The banking sector is becoming increasingly competitive and over the next few years several players will be forced to exit from the market. Threats to established banks are coming from regulators, the expectations of investors, and the emergence of new competitors (many of whom are start-ups); as well as from the expectations of banking customers, who expect to access funds and make loan requests through a multitude of digital channels. The response that established players in the banking world need to consider is the faster adoption of digital technology, especially in the area of credit loans. This is the headline recommendation from a new report by business analysts McKinsey and Company.

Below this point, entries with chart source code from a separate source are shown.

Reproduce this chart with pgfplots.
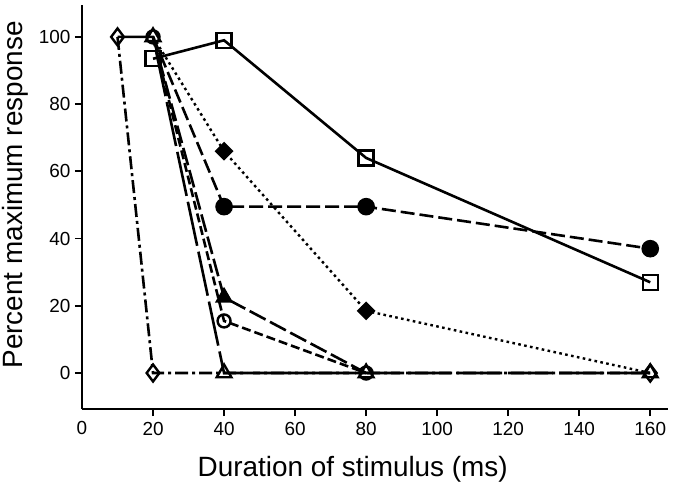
\documentclass[border=0pt]{standalone}
\usepackage{pgfplots}
\pgfplotsset{compat=1.18}
\usepackage{fontspec}
\setmainfont{Liberation Sans}
\begin{document}
\begin{tikzpicture}
\begin{axis}[
  scale only axis,
  width=586bp, height=404bp,
  xmin=0, xmax=165, ymin=-10.7, ymax=109.5,
  axis x line=bottom, axis y line=left,
  axis line style={-, line width=1.8bp},
  tick align=outside,
  major tick length=7bp,
  tick style={line width=1.8bp, black},
  xtick={20,40,...,160},
  extra x ticks={0},
  extra x tick style={major tick length=0pt, xticklabel style={font=\fontsize{19}{21}\selectfont, yshift=-6bp}},
  ytick={0,20,...,100},
  /pgf/number format/assume math mode=true,
  ticklabel style={font=\fontsize{19}{21}\selectfont},
  xticklabel style={yshift=-3bp},
  yticklabel style={xshift=-1bp},
  xlabel={Duration of stimulus (ms)},
  ylabel={Percent maximum response},
  label style={font=\fontsize{28}{32}\selectfont},
  xlabel style={at={(axis description cs:0.462,-0.168)}, anchor=base},
  ylabel style={at={(axis description cs:-0.102,0.53)}, anchor=base, rotate=0},
  clip=false,
]
\coordinate (ll) at (rel axis cs:0,0);
\coordinate (ur) at (rel axis cs:1,1);
% filled circle, long dash
\addplot[black, line width=2.6bp, dash pattern=on 14bp off 5bp, mark=*, mark size=7.5bp, mark indices={2,3,4}, mark options={solid}]
  coordinates {(20,100) (40,49.5) (80,49.5) (160,37)};
% filled diamond, dotted
\addplot[black, line width=2.4bp, dash pattern=on 2.6bp off 3.4bp, mark=square*, mark size=5.5bp, mark indices={2,3}, mark options={solid, rotate=45}]
  coordinates {(20,100) (40,66) (80,18.5) (160,0)};
% filled triangle, long dash
\addplot[black, line width=2.6bp, dash pattern=on 18bp off 5bp, mark=triangle*, mark size=8bp, mark indices={2}, mark options={solid}]
  coordinates {(20,100) (40,22.5) (80,0)};
% open diamond, dash-dot
\addplot[black, line width=2.6bp, dash pattern=on 13bp off 4bp on 3bp off 4bp, mark=diamond, mark size=8.5bp, mark indices={1,3}, mark options={solid, fill=white, line width=2.4bp}]
  coordinates {(10,100) (20,0) (160,0)};
\addplot[black, only marks, mark=diamond, mark size=8.5bp, mark options={solid, fill=white, line width=2.4bp}]
  coordinates {(20,0)};
% open circle, dashed
\addplot[black, line width=2.6bp, dash pattern=on 9bp off 4bp, mark=o, mark size=6.5bp, mark options={solid, fill=white, line width=2.4bp}]
  coordinates {(20,100) (40,15.5) (80,0)};
% open triangle, very long dash
\addplot[black, line width=2.6bp, dash pattern=on 45bp off 6bp, mark=triangle, mark size=8.5bp, mark indices={2,3,4,5}, mark options={solid, fill=white, line width=2.4bp}]
  coordinates {(10,100) (20,100) (40,0) (80,0) (160,0)};
% open square, solid
\addplot[black, line width=2.6bp, solid, mark=square, mark size=7.5bp, mark options={solid, fill=white, line width=2.4bp}]
  coordinates {(20,93.5) (40,99) (80,64) (160,27)};
\end{axis}
\pgfresetboundingbox
\path ([xshift=-82bp,yshift=-74bp]ll) rectangle ([xshift=9bp,yshift=5bp]ur);
\end{tikzpicture}
\end{document}
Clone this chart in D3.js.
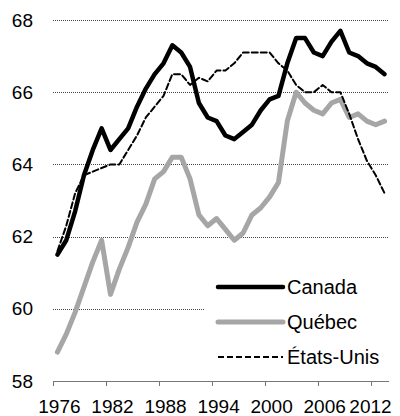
<!DOCTYPE html>
<html>
<head>
<meta charset="utf-8">
<script src="https://cdn.jsdelivr.net/npm/d3@7"></script>
<style>
  html, body { margin: 0; padding: 0; background: #fff; }
  svg { display: block; font-family: "Liberation Sans", Arial, sans-serif; }
</style>
</head>
<body>
<svg id="chart" width="400" height="416"></svg>
<script>
// Taux d'activité (%), 1976-2013
const years = d3.range(1976, 2014);
const canada = [61.5, 61.9, 62.7, 63.7, 64.4, 65.0, 64.4, 64.7, 65.0, 65.6,
                66.1, 66.5, 66.8, 67.3, 67.1, 66.7, 65.7, 65.3, 65.2, 64.8,
                64.7, 64.9, 65.1, 65.5, 65.8, 65.9, 66.8, 67.5, 67.5, 67.1,
                67.0, 67.4, 67.7, 67.1, 67.0, 66.8, 66.7, 66.5];
const quebec = [58.8, 59.3, 59.9, 60.6, 61.3, 61.9, 60.4, 61.1, 61.7, 62.4,
                62.9, 63.6, 63.8, 64.2, 64.2, 63.6, 62.6, 62.3, 62.5, 62.2,
                61.9, 62.1, 62.6, 62.8, 63.1, 63.5, 65.2, 66.0, 65.7, 65.5,
                65.4, 65.7, 65.8, 65.3, 65.4, 65.2, 65.1, 65.2];
const etatsUnis = [61.6, 62.3, 63.2, 63.7, 63.8, 63.9, 64.0, 64.0, 64.4, 64.8,
                   65.3, 65.6, 65.9, 66.5, 66.5, 66.2, 66.4, 66.3, 66.6, 66.6,
                   66.8, 67.1, 67.1, 67.1, 67.1, 66.8, 66.6, 66.2, 66.0, 66.0,
                   66.2, 66.0, 66.0, 65.4, 64.7, 64.1, 63.7, 63.2];
const yTicks = [58, 60, 62, 64, 66, 68];
const xTickYears = [1976, 1982, 1988, 1994, 2000, 2006, 2012];
const seriesNames = ["Canada", "Québec", "États-Unis"];

const svg = d3.select("#chart");
const plotLeft = 53, plotRight = 389, plotTop = 20, plotBottom = 381;

const x = d3.scaleBand().domain(years).range([plotLeft, plotRight]).padding(0);
const y = d3.scaleLinear().domain([58, 68]).range([plotBottom, plotTop]);
const cx = yr => x(yr) + x.bandwidth() / 2;

// horizontal dotted gridlines
svg.append("g")
  .selectAll("line")
  .data(yTicks.filter(v => v > 58))
  .join("line")
  .attr("x1", plotLeft).attr("x2", plotRight)
  .attr("y1", d => Math.round(y(d)) + 0.5).attr("y2", d => Math.round(y(d)) + 0.5)
  .attr("stroke", "#444")
  .attr("stroke-width", 1)
  .attr("stroke-dasharray", "1,1");

// y labels
svg.append("g")
  .selectAll("text")
  .data(yTicks)
  .join("text")
  .attr("x", 33)
  .attr("y", d => y(d))
  .attr("dy", "0.35em")
  .attr("text-anchor", "end")
  .attr("font-size", 19)
  .attr("fill", "#000")
  .text(d => d);

// x axis: ticks at category boundaries every 6 years
const xAxis = svg.append("g");
xAxis.append("line")
  .attr("x1", plotLeft).attr("x2", plotRight)
  .attr("y1", plotBottom + 0.5).attr("y2", plotBottom + 0.5)
  .attr("stroke", "#777").attr("stroke-width", 1);
xAxis.selectAll("line.tick")
  .data(xTickYears)
  .join("line")
  .attr("class", "tick")
  .attr("x1", d => Math.round(x(d)) + 0.5).attr("x2", d => Math.round(x(d)) + 0.5)
  .attr("y1", plotBottom).attr("y2", plotBottom + 5)
  .attr("stroke", "#777").attr("stroke-width", 1);
xAxis.selectAll("text")
  .data(xTickYears)
  .join("text")
  .attr("x", d => Math.min(cx(d) + 2, 370.5))
  .attr("y", 413)
  .attr("text-anchor", "middle")
  .attr("font-size", 19)
  .attr("fill", "#000")
  .text(d => d);

// legend background
svg.append("rect")
  .attr("x", 205).attr("y", 268).attr("width", 195).attr("height", 106)
  .attr("fill", "#fff");

const line = d3.line()
  .x((d, i) => cx(years[i]))
  .y(d => y(d))
  .curve(d3.curveLinear);

const styles = [
  { data: quebec, stroke: "#a6a6a6", width: 5, dash: null },
  { data: etatsUnis, stroke: "#000", width: 2, dash: "6,3" },
  { data: canada, stroke: "#000", width: 4.5, dash: null }
];

svg.append("g")
  .selectAll("path")
  .data(styles)
  .join("path")
  .attr("d", d => line(d.data))
  .attr("fill", "none")
  .attr("stroke", d => d.stroke)
  .attr("stroke-width", d => d.width)
  .attr("stroke-dasharray", d => d.dash)
  .attr("stroke-linejoin", "round")
  .attr("stroke-linecap", "round");

// legend
const legendItems = [
  { name: seriesNames[0], stroke: "#000", width: 4.5, dash: null },
  { name: seriesNames[1], stroke: "#a6a6a6", width: 5, dash: null },
  { name: seriesNames[2], stroke: "#000", width: 2, dash: "6,3" }
];
const lg = svg.append("g").selectAll("g")
  .data(legendItems)
  .join("g")
  .attr("transform", (d, i) => `translate(0, ${287 + i * 35})`);
lg.append("line")
  .attr("x1", 218).attr("x2", 283)
  .attr("y1", 0).attr("y2", 0)
  .attr("stroke", d => d.stroke)
  .attr("stroke-width", d => d.width)
  .attr("stroke-dasharray", d => d.dash)
  .attr("stroke-linecap", d => d.dash ? "butt" : "round");
lg.append("text")
  .attr("x", 287)
  .attr("y", 0)
  .attr("dy", "0.35em")
  .attr("font-size", 20)
  .attr("fill", "#000")
  .text(d => d.name);
</script>
</body>
</html>
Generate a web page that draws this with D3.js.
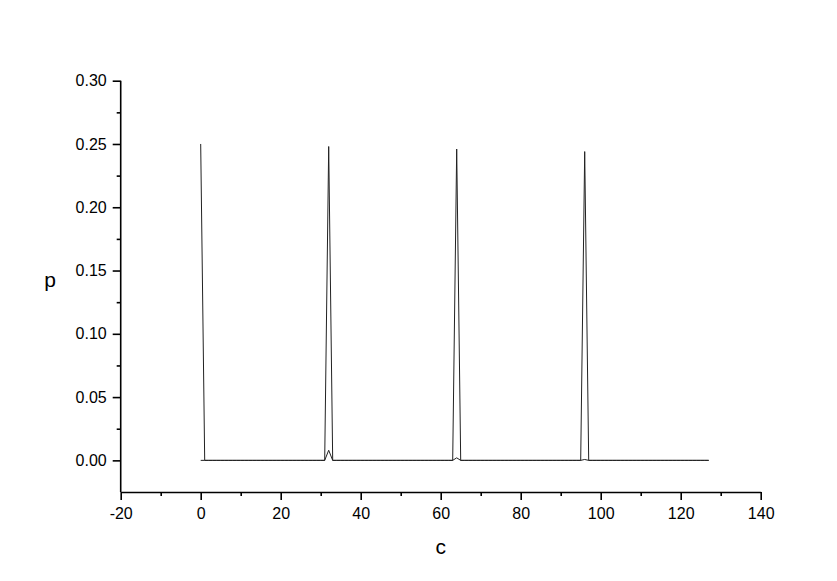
<!DOCTYPE html>
<html>
<head>
<meta charset="utf-8">
<script src="https://cdn.jsdelivr.net/npm/d3@7"></script>
<style>
  html, body { margin: 0; padding: 0; background: #fff; }
  svg { display: block; font-family: Arial, "Liberation Sans", sans-serif; }
</style>
</head>
<body>
<svg id="chart" width="837" height="581"></svg>
<script>
// probability p over channel c: tall spikes every 32, small side bumps underneath
const pMain = [
  0.25, 0, 0, 0, 0, 0, 0, 0, 0, 0, 0, 0, 0, 0, 0, 0,
  0, 0, 0, 0, 0, 0, 0, 0, 0, 0, 0, 0, 0, 0, 0, 0,
  0.248, 0, 0, 0, 0, 0, 0, 0, 0, 0, 0, 0, 0, 0, 0, 0,
  0, 0, 0, 0, 0, 0, 0, 0, 0, 0, 0, 0, 0, 0, 0, 0,
  0.246, 0, 0, 0, 0, 0, 0, 0, 0, 0, 0, 0, 0, 0, 0, 0,
  0, 0, 0, 0, 0, 0, 0, 0, 0, 0, 0, 0, 0, 0, 0, 0,
  0.244, 0, 0, 0, 0, 0, 0, 0, 0, 0, 0, 0, 0, 0, 0, 0,
  0, 0, 0, 0, 0, 0, 0, 0, 0, 0, 0, 0, 0, 0, 0, 0
];
const pSmall = [
  0, 0, 0, 0, 0, 0, 0, 0, 0, 0, 0, 0, 0, 0, 0, 0,
  0, 0, 0, 0, 0, 0, 0, 0, 0, 0, 0, 0, 0, 0, 0, 0,
  0.008, 0, 0, 0, 0, 0, 0, 0, 0, 0, 0, 0, 0, 0, 0, 0,
  0, 0, 0, 0, 0, 0, 0, 0, 0, 0, 0, 0, 0, 0, 0, 0,
  0.002, 0, 0, 0, 0, 0, 0, 0, 0, 0, 0, 0, 0, 0, 0, 0,
  0, 0, 0, 0, 0, 0, 0, 0, 0, 0, 0, 0, 0, 0, 0, 0,
  0.0007, 0, 0, 0, 0, 0, 0, 0, 0, 0, 0, 0, 0, 0, 0, 0,
  0, 0, 0, 0, 0, 0, 0, 0, 0, 0, 0, 0, 0, 0, 0, 0
];
const cValues = d3.range(pMain.length);   // channel index 0..127
const xTicks = [-20, 0, 20, 40, 60, 80, 100, 120, 140];
const xMinor = [-10, 10, 30, 50, 70, 90, 110, 130];
const yTicks = [0, 0.05, 0.10, 0.15, 0.20, 0.25, 0.30];
const yMinor = [0.025, 0.075, 0.125, 0.175, 0.225, 0.275];

const svg = d3.select('#chart');
const x = d3.scaleLinear().domain([-20, 140]).range([120.7, 760.7]);
const y = d3.scaleLinear().domain([-0.025, 0.30]).range([492, 80.7]);

// data lines first, axes on top
const line = d3.line().x(d => x(d[0])).y(d => y(d[1]));
[pSmall, pMain].forEach(ps => {
  svg.append('path').datum(cValues.map((c, i) => [c, ps[i]]))
    .attr('d', line).attr('fill', 'none').attr('stroke', '#222').attr('stroke-width', 1)
    .attr('stroke-linejoin', 'miter');
});

function styleAxis(g) {
  g.selectAll('path, line').attr('stroke', '#000').attr('stroke-width', 1.6);
  g.selectAll('text').attr('fill', '#000').attr('font-size', '16px');
}

const gx = svg.append('g').attr('transform', `translate(0,${y(-0.025)})`);
gx.call(d3.axisBottom(x).tickValues(xTicks).tickSize(8).tickSizeOuter(0).tickPadding(8).tickFormat(d => String(d))).call(styleAxis);
svg.append('g').attr('transform', `translate(0,${y(-0.025)})`)
  .call(d3.axisBottom(x).tickValues(xMinor).tickSize(4).tickFormat('')).call(styleAxis)
  .select('.domain').remove();

const gy = svg.append('g').attr('transform', `translate(${x(-20)},0)`);
gy.call(d3.axisLeft(y).tickValues(yTicks).tickSize(8).tickSizeOuter(0).tickPadding(6).tickFormat(d3.format('.2f'))).call(styleAxis);
svg.append('g').attr('transform', `translate(${x(-20)},0)`)
  .call(d3.axisLeft(y).tickValues(yMinor).tickSize(4).tickFormat('')).call(styleAxis)
  .select('.domain').remove();
// y axis runs down to the x axis line
gy.select('.domain').attr('d', `M0,${y(0.30)}V${y(-0.025)}`);

svg.append('text').attr('x', 50).attr('y', 287).attr('text-anchor', 'middle')
  .attr('font-size', '21px').text('p');
svg.append('text').attr('x', x(60)).attr('y', 554).attr('text-anchor', 'middle')
  .attr('font-size', '21px').text('c');
</script>
</body>
</html>
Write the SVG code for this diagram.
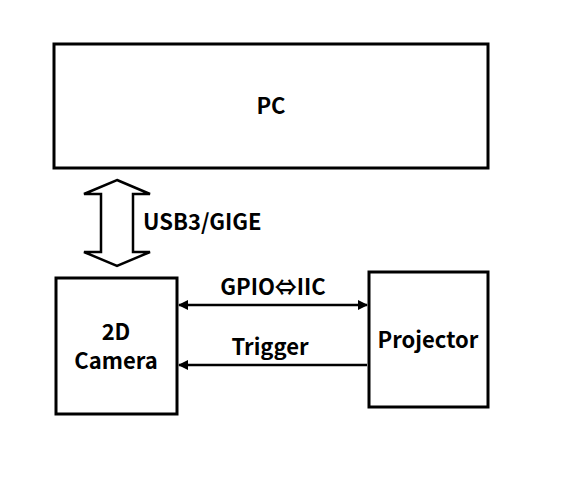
<svg xmlns="http://www.w3.org/2000/svg" width="562" height="490" viewBox="0 0 562 490">
<style>
.box{fill:#fff;stroke:#000;stroke-width:3}
.t{font-family:"Noto Sans CJK SC","Liberation Sans",sans-serif;font-weight:bold;font-size:22px;fill:#000}
.c{stroke:#000;stroke-width:2.5;fill:none}
</style>
<defs>
<marker id="ah" viewBox="0 0 10 10" refX="9" refY="5" markerWidth="4" markerHeight="4" orient="auto-start-reverse">
<path d="M0,0 L10,5 L0,10 z" fill="#000"/>
</marker>
</defs>
<rect width="562" height="490" fill="#fff"/>
<g id="pc">
<rect class="box" x="54" y="44" width="434" height="124"/>
<text class="t" x="271" y="114" text-anchor="middle">PC</text>
</g>
<g id="camera">
<rect class="box" x="56" y="278" width="121" height="136"/>
<text class="t" x="116" y="340" text-anchor="middle">2D</text>
<text class="t" x="116" y="369" text-anchor="middle">Camera</text>
</g>
<g id="projector">
<rect class="box" x="369" y="272" width="119" height="135"/>
<text class="t" x="428" y="348" text-anchor="middle">Projector</text>
</g>
<g id="connectors">
<path d="M117,180 L150,194 L133,194 L133,252 L150,252 L117,266 L84,252 L101,252 L101,194 L84,194 Z" fill="#fff" stroke="#000" stroke-width="2.5" stroke-linejoin="miter"/>
<text class="t" x="143" y="230">USB3/GIGE</text>
<line class="c" x1="179" y1="305" x2="367" y2="305" marker-start="url(#ah)" marker-end="url(#ah)"/>
<text class="t" x="273" y="295" text-anchor="middle">GPIO⇔IIC</text>
<line class="c" x1="367" y1="365" x2="179" y2="365" marker-end="url(#ah)"/>
<text class="t" x="270" y="355" text-anchor="middle">Trigger</text>
</g>
</svg>
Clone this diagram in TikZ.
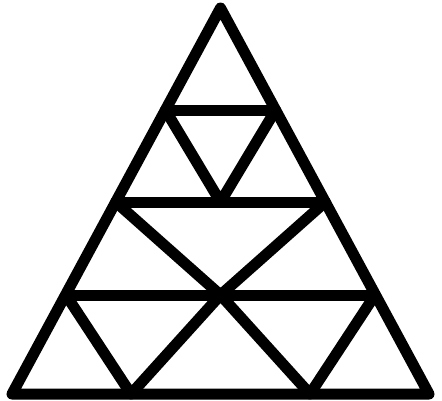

The analysis suggests that banks urgently need to digitize their credit processes. This comes down to economics since lending continues to be a major source of bank revenue, especially with retail banking. It is the retail banking sector that is facing the greatest threat from new digital services, such as credit lenders. An example of such a lender is Kuliza, which is on-line only and deploys artificial intelligence to assess customer loan requests. A different approach is provided by Fusion Bank which uses ‘crowdlending’ to secure loans. A crowdlending platform brings investors (the crowd) together with borrowers and allows the investors (or lenders) to lend small sums of money directly to hundreds or thousands or borrowers, in anticipated of a return on the loan.
There are lessons for established banks reliant upon legacy technology. To remain competitive banks need to compete in the same portion of cyberspace. This is supported by separate analysis by financiers Piteny Bowes who call out the decline of the traditional banking model and the emergence of competitive on-line only banks and credit lending companies.
The advantages to banks are not only from taking on the precocious startups head-on; the use of digital technology brings other advantages, such as bringing greater transparency to risk profiles, allowing banks to make rapid assessments of the credit worthiness of applicants speedily. Through such assessments banks are better placed to integrate new data sources and make them available for risk modeling.
Digital technology should also allow banks to expand business scope. This can be achieved through using big data analytics to target clients and to develop competitive, risk-based pricing. Furthermore, the service offered to clients will be quicker. This also fits with more people expecting banks to offer digital services and this extends to credit applications as well as other banking services.
An example of how a major bank can embrace what is happening in the market is provided by Premium Credit, which is owned by Cinven, a leading international private equity firm. To take on the challenge, Premium Credit worked with specialist technology company Arrk Group to create a digital customer acquisition platform. The success of this, for both bank and customer, was to reduce the time taken to process a loan from weeks to a matter of just minutes.